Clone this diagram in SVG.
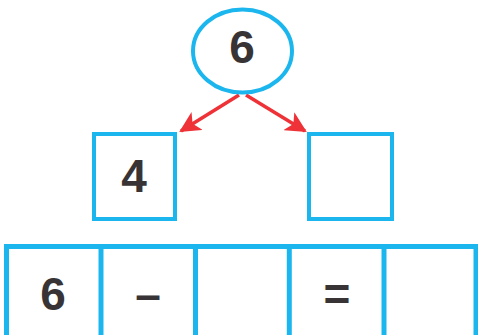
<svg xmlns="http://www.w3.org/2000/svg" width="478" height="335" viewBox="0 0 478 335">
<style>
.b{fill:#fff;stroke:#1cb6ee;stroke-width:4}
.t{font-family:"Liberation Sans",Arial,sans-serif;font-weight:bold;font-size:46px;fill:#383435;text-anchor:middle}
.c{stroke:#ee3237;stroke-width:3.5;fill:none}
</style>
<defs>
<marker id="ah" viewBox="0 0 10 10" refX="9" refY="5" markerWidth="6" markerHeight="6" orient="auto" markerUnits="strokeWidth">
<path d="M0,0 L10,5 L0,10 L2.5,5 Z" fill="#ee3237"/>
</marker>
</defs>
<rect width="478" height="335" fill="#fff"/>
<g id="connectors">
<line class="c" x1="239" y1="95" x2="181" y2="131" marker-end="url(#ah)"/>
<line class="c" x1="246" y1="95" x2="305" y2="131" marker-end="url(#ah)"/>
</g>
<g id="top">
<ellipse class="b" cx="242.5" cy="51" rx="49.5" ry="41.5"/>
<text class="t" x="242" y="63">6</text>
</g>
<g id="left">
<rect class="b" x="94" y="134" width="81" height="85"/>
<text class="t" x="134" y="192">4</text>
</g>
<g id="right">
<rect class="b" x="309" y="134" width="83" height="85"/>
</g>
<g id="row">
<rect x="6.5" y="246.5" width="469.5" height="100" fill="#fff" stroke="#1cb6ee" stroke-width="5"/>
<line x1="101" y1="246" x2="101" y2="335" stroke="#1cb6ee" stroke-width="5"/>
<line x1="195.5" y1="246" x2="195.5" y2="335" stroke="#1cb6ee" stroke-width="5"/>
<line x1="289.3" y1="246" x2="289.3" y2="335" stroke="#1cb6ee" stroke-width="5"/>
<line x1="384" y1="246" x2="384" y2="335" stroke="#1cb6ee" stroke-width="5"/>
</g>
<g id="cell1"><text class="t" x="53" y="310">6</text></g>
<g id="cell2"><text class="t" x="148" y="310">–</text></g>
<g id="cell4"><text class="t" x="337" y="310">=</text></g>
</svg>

...

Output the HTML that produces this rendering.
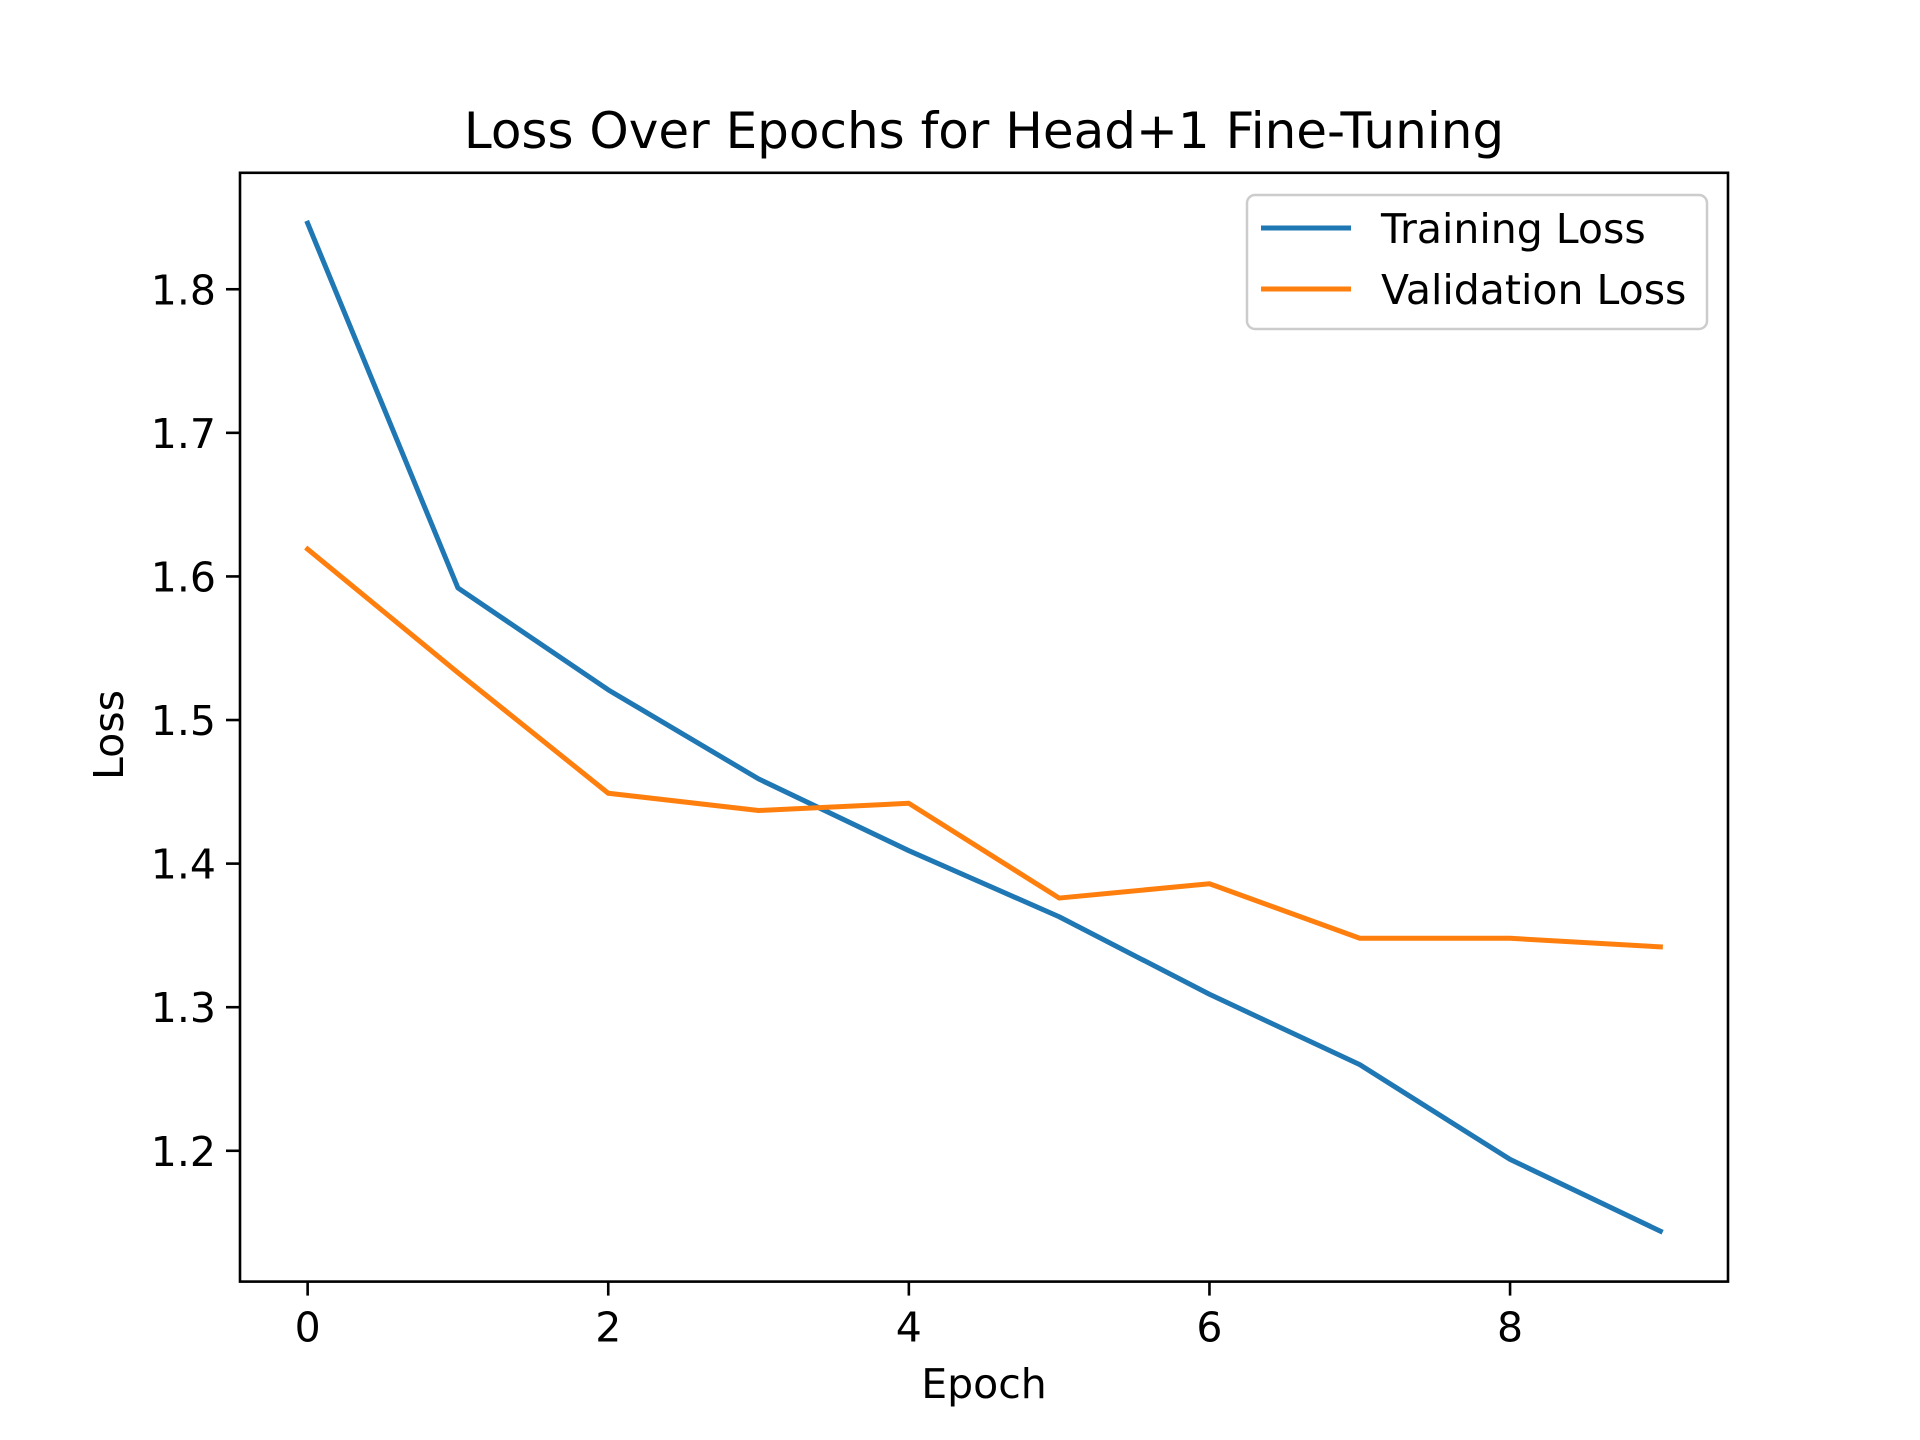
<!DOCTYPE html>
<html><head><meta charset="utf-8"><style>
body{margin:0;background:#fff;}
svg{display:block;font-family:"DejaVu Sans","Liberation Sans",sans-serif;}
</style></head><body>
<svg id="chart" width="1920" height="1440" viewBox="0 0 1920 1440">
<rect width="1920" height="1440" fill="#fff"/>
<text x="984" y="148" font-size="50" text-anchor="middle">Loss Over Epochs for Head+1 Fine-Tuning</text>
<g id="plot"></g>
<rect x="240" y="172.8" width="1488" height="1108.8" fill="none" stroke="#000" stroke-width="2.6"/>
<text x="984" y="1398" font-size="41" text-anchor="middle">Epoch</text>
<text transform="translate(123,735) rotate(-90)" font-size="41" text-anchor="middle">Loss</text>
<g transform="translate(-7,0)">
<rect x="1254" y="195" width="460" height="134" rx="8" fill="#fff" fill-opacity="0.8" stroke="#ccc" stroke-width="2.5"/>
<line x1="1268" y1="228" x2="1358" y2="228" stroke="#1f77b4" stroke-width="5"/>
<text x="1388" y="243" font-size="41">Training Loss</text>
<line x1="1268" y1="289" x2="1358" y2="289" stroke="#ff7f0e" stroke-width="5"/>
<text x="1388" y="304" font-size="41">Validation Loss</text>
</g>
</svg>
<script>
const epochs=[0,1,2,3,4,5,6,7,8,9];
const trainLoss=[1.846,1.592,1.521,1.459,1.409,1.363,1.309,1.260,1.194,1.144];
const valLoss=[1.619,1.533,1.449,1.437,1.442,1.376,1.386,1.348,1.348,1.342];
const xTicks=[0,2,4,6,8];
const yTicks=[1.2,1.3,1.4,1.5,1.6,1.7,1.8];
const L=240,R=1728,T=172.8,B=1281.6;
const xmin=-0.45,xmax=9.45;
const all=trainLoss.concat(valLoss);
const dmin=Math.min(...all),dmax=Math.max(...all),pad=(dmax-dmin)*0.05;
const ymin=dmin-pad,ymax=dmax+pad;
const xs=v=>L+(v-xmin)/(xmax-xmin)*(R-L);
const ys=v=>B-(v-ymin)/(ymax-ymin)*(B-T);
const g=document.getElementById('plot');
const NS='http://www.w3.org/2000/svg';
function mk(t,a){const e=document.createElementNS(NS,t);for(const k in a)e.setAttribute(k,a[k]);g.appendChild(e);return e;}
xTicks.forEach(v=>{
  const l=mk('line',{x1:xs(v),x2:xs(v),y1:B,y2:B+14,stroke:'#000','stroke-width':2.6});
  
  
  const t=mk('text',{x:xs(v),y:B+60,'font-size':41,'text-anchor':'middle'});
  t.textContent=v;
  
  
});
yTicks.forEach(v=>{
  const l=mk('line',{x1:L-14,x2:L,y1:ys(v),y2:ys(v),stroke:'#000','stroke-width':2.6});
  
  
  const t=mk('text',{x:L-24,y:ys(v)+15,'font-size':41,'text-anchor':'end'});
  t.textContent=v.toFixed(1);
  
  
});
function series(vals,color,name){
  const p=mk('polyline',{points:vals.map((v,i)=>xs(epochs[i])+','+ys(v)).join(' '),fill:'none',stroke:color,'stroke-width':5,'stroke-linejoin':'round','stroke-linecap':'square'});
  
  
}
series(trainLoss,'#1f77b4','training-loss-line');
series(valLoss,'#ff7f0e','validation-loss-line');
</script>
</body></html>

...

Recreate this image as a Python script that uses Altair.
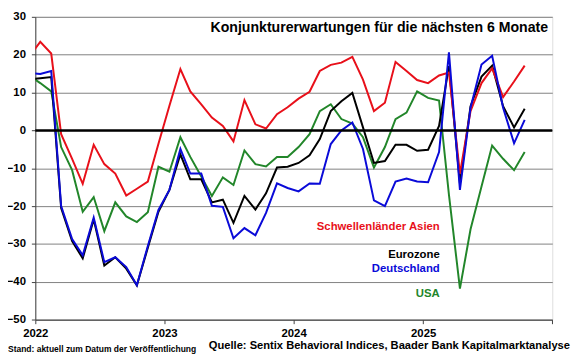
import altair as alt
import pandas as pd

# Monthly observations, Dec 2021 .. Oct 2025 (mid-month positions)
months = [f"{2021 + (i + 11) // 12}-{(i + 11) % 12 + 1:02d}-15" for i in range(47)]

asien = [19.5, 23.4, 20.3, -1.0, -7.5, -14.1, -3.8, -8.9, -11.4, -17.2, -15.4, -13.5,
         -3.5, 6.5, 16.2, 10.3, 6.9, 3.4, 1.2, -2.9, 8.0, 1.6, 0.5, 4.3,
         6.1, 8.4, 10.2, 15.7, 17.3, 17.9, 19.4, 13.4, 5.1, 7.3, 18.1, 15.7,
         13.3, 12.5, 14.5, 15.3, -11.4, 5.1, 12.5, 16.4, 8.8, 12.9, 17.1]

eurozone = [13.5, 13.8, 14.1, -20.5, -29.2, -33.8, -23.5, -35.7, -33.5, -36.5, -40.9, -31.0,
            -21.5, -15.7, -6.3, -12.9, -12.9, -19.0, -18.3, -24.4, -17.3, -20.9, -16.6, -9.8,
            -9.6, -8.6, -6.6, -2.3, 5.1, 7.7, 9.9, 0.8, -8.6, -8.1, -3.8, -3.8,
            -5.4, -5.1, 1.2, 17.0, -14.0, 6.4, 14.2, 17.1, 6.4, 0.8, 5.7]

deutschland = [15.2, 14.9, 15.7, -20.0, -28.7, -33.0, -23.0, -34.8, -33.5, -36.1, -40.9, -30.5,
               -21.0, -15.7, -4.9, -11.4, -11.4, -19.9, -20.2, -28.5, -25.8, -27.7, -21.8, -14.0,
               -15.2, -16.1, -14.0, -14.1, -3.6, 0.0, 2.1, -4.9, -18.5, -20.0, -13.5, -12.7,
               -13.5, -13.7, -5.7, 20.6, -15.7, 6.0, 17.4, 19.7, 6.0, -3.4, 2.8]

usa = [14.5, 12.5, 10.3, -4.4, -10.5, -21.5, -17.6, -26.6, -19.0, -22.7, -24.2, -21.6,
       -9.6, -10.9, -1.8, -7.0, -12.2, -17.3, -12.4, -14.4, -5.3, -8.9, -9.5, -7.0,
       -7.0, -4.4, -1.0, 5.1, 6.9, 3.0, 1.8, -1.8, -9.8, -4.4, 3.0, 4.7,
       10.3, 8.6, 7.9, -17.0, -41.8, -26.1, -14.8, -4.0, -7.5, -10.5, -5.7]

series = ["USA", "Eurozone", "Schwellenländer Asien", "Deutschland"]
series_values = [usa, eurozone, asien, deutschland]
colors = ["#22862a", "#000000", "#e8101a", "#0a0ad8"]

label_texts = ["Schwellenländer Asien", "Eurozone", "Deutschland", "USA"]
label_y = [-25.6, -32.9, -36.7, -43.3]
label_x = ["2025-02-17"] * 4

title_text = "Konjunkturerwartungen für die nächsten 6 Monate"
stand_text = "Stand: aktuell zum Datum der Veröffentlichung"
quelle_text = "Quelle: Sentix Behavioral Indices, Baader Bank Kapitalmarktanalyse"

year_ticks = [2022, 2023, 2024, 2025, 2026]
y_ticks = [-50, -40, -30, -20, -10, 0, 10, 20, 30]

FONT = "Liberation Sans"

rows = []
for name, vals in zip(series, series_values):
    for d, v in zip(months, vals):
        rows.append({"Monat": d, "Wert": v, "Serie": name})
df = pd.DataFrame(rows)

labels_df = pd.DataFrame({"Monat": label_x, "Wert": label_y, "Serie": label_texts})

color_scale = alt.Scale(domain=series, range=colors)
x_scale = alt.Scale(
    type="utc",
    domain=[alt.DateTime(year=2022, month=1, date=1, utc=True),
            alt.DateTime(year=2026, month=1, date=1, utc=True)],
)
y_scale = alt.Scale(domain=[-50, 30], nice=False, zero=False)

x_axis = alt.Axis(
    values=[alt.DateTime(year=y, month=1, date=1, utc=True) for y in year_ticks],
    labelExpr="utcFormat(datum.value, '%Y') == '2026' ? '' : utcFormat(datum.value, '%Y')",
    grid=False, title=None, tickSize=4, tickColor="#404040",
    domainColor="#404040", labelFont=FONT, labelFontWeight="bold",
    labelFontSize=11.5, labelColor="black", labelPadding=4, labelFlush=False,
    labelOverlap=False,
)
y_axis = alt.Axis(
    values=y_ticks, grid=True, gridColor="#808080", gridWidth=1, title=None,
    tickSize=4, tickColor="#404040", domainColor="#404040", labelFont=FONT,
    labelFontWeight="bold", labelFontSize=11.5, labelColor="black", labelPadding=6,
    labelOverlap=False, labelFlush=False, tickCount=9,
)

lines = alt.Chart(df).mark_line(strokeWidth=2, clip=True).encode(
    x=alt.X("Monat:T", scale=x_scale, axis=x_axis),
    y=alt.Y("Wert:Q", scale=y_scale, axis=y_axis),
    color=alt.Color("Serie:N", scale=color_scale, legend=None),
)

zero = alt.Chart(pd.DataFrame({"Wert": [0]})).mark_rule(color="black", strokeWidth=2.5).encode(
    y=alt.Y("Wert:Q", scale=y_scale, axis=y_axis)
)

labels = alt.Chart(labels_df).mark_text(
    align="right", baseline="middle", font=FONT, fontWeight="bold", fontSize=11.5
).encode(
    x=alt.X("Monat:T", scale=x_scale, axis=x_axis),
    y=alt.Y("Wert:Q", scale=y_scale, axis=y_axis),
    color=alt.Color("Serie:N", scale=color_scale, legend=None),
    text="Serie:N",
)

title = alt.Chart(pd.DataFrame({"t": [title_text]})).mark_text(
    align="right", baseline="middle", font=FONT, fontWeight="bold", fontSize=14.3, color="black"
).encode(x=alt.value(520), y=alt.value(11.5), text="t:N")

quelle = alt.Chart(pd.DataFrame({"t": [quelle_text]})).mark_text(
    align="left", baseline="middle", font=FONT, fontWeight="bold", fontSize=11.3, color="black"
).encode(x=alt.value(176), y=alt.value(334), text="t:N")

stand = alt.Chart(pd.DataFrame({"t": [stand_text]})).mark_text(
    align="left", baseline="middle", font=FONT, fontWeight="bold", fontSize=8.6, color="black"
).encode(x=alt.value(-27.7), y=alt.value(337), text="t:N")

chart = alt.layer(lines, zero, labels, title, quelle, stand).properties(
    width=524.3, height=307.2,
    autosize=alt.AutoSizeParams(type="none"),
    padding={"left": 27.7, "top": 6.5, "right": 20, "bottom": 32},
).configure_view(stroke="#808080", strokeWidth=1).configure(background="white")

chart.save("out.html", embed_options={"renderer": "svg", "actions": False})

## WHAT YOU SHOULD DO
Beginning at the line above that contains "Recreate this image", repeat each line exactly through the one that contains "13.3, 12.5, 14.5, 15.3, -11.4, 5.1, 12.5, 16.4, 8.8, 12.9, 17.1]", and leave out the pictures.

## EXPECTED ANSWER
Recreate this image as a Python script that uses Altair.
import altair as alt
import pandas as pd

# Monthly observations, Dec 2021 .. Oct 2025 (mid-month positions)
months = [f"{2021 + (i + 11) // 12}-{(i + 11) % 12 + 1:02d}-15" for i in range(47)]

asien = [19.5, 23.4, 20.3, -1.0, -7.5, -14.1, -3.8, -8.9, -11.4, -17.2, -15.4, -13.5,
         -3.5, 6.5, 16.2, 10.3, 6.9, 3.4, 1.2, -2.9, 8.0, 1.6, 0.5, 4.3,
         6.1, 8.4, 10.2, 15.7, 17.3, 17.9, 19.4, 13.4, 5.1, 7.3, 18.1, 15.7,
         13.3, 12.5, 14.5, 15.3, -11.4, 5.1, 12.5, 16.4, 8.8, 12.9, 17.1]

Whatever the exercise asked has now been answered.